11. What is required is an analysis of the provisions of Section 35B (1)(b)(iv). The expenditure that is referred to therein has to be incurred on the maintenance outside India of a branch, officer or agency for the promotion of sales outside India of the assessee’s goods, services or facilities. Therefore, what is requisite is that the assessee should have maintained the branch, office or agency outside India. It is also requisite that such branch, office or agency should be for the promotion of sales outside India of the assessee’s goods, services or facilities. When payment is made, (as here) by an assesse of commission to agents outside India who had procured orders, the requirements of clause (iv) are far from satisfied. There is, in the first place, no maintenance by the assessee of the agency. Secondly, the expenditure has to be incurred on the promotion of sales of the assessee’s goods outside India. When expenditure is incurred by way of payment of commission on particular sales, that is not expenditure on the promotion of the assessee’s sales in general.

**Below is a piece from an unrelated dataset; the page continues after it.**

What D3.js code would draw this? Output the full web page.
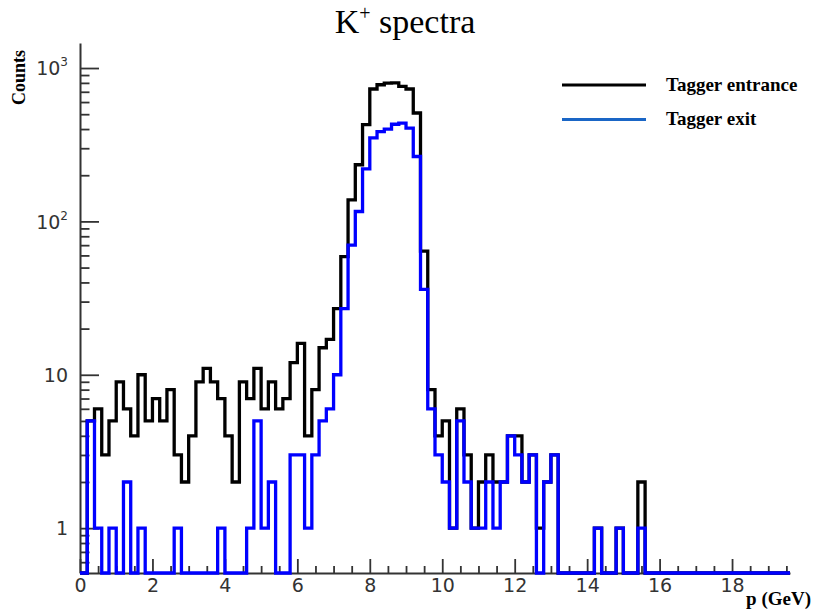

12. While we think that there is some merit in the observation of the Karnataka High Court that the words “branch, office or agency” in the clause draw colour from each other and that the word ‘agency’ should, therefore, be interpreted in the light of the words ‘branch’ and ‘office’, it is, in any event, very clear that even if the agency is an agency established not by the assessee but by a third party, the agency must be maintained by the assessee.
13. In the result, we uphold the view taken by the Karnataka High Court in the judgment and order under appeal and dismiss the appeal with cost.